:: Task brief ::
Collect each line holding the string "standalone".

:: Data to process ::
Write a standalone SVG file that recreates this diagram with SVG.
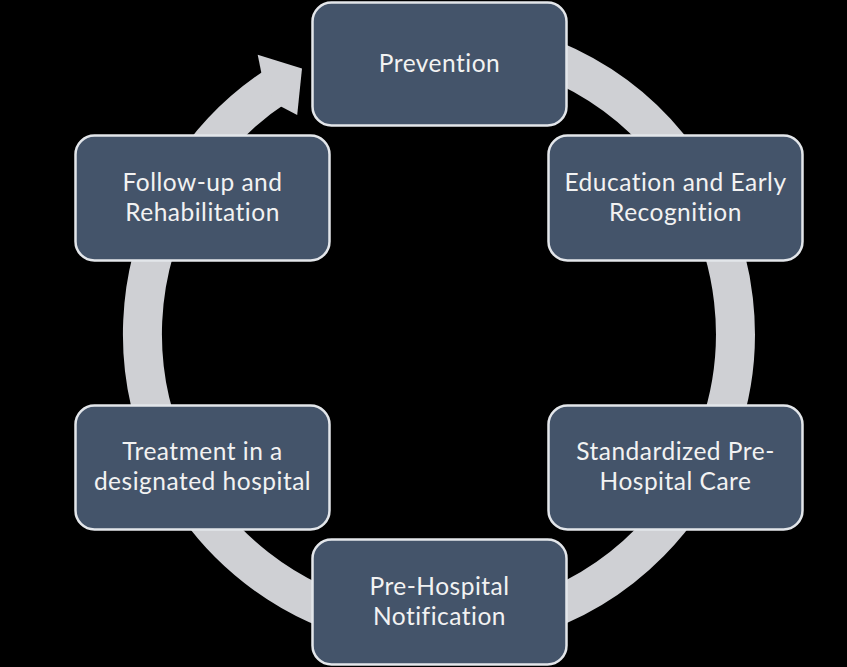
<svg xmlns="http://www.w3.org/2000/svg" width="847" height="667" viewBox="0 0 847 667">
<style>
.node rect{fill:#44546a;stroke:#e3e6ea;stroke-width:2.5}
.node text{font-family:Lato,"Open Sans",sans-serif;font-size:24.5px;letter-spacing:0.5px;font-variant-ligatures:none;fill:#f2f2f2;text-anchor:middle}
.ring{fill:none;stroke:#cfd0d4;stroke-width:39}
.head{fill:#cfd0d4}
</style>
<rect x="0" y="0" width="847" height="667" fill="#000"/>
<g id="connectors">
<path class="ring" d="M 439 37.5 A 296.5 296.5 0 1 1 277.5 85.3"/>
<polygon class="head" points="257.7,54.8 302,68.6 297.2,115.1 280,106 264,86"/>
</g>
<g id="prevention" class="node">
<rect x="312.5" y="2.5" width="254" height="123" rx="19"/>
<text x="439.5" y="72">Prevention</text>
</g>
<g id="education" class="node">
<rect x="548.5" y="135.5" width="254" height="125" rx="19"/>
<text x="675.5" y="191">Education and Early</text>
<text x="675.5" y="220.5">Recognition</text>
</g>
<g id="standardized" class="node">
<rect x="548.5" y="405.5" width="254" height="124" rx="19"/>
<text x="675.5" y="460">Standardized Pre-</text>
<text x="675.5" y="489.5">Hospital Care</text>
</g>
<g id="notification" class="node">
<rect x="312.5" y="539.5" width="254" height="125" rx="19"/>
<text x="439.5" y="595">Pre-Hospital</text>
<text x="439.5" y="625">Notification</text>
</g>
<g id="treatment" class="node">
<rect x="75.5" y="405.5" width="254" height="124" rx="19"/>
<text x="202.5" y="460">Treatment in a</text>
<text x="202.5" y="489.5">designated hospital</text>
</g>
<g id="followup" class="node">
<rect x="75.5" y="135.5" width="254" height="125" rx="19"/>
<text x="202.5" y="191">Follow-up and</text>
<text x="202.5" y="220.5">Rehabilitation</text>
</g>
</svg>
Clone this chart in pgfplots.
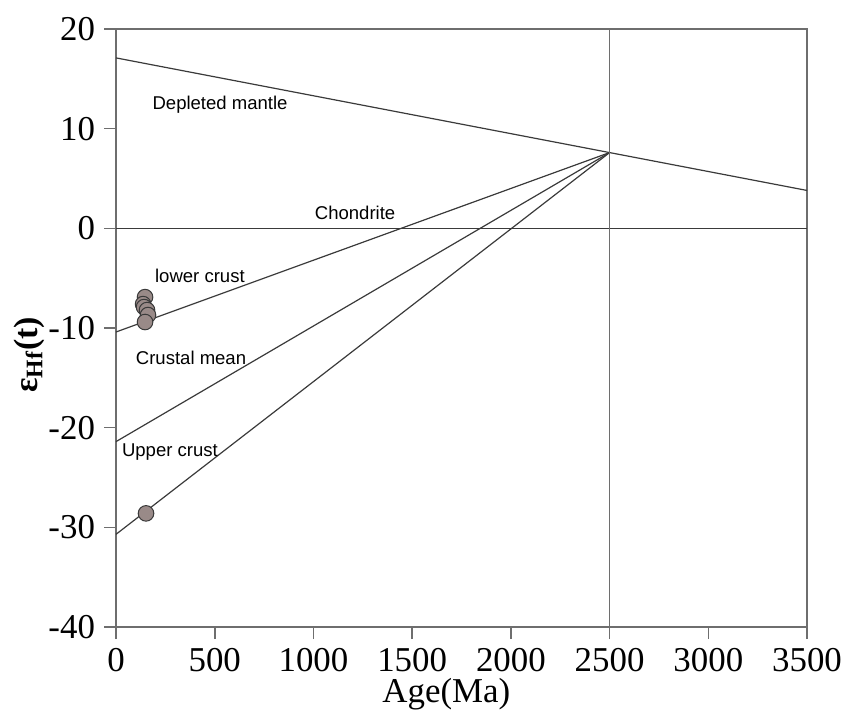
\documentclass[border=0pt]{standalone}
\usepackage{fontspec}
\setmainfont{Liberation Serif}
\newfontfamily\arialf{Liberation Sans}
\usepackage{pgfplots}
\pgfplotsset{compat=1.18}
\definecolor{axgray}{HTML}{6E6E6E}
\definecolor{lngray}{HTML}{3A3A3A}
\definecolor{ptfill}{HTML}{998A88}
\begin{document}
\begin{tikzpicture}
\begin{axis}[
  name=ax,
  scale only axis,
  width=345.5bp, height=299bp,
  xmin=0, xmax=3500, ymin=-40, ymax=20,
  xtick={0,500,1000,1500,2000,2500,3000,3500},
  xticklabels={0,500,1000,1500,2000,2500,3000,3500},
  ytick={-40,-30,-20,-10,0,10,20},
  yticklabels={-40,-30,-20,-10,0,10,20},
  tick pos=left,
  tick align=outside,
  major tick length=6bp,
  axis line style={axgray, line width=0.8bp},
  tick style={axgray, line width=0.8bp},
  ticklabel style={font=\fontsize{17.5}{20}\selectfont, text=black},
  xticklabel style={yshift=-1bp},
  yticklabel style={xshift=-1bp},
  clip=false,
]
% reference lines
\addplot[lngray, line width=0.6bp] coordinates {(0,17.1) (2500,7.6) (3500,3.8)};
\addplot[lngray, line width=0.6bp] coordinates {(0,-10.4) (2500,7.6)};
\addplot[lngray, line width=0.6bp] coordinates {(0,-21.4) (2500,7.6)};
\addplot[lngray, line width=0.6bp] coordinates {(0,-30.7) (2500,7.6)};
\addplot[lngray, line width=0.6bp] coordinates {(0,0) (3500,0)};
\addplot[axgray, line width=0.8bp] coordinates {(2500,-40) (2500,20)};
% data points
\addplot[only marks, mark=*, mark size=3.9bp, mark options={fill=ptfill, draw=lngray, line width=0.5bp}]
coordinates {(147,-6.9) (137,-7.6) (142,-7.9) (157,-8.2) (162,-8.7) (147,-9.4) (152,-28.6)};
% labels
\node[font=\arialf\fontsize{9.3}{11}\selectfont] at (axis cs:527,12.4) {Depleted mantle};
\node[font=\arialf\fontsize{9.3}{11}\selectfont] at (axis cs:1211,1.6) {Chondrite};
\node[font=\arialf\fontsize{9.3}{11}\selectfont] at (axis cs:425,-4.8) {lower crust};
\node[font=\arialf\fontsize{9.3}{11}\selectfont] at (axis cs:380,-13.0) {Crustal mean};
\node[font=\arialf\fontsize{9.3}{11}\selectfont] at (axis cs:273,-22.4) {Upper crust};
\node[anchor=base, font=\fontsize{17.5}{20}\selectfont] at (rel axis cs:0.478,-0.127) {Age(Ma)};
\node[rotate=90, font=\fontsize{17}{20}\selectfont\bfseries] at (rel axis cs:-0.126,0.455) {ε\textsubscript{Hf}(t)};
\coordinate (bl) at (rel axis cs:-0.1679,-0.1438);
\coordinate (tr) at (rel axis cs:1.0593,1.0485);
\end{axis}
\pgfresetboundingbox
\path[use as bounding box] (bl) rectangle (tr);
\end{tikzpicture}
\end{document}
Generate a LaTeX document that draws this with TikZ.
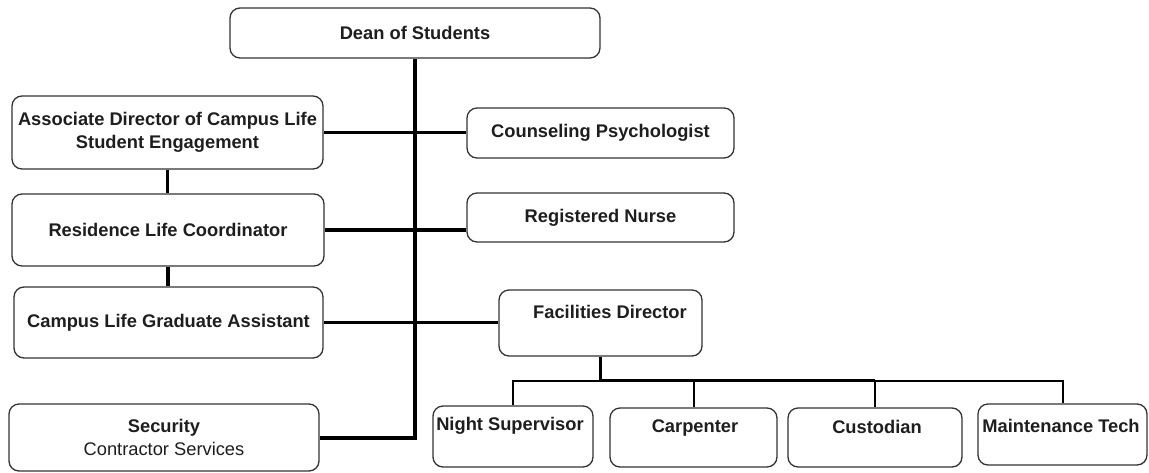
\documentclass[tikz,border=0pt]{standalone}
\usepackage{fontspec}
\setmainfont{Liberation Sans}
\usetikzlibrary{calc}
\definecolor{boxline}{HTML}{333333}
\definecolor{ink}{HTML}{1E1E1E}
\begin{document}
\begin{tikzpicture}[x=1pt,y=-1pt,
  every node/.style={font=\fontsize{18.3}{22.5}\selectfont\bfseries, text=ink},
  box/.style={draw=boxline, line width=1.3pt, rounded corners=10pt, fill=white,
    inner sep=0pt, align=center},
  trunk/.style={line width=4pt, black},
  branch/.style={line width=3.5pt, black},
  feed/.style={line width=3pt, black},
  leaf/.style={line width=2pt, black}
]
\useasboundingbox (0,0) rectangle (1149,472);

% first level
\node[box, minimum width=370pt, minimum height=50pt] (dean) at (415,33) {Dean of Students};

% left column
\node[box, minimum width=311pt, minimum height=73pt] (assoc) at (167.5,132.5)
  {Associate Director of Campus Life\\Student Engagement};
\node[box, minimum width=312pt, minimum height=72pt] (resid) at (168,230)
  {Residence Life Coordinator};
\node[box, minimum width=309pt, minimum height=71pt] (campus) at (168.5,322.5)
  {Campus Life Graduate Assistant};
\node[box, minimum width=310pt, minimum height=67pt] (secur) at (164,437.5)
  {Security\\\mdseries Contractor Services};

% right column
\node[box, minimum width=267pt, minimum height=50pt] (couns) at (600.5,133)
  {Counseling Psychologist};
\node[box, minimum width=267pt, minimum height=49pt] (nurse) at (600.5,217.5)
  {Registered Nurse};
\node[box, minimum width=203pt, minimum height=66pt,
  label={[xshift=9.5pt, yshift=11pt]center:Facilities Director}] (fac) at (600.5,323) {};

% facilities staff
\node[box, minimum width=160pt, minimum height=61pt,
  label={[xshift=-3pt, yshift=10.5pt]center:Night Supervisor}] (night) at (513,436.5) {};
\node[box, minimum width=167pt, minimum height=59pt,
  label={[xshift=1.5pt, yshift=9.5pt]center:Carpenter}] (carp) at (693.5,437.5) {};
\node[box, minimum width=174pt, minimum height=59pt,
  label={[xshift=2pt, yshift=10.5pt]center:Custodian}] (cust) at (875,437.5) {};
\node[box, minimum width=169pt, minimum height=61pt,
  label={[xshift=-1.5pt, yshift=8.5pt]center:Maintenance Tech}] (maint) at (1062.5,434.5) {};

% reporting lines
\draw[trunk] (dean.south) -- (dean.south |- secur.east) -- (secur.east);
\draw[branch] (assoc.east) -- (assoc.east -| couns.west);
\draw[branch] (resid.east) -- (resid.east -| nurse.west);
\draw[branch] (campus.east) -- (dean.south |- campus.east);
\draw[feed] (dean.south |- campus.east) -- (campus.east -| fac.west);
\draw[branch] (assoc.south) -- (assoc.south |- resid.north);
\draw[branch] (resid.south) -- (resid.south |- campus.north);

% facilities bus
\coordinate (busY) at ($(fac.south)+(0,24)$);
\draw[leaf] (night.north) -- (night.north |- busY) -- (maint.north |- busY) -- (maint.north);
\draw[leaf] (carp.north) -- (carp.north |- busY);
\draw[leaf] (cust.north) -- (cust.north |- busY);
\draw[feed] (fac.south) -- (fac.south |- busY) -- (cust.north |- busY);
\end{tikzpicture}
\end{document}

:: Output of the task ::
Write a standalone SVG file that recreates this diagram with SVG.
\documentclass[border=0pt]{standalone}
\documentclass[tikz,border=0pt]{standalone}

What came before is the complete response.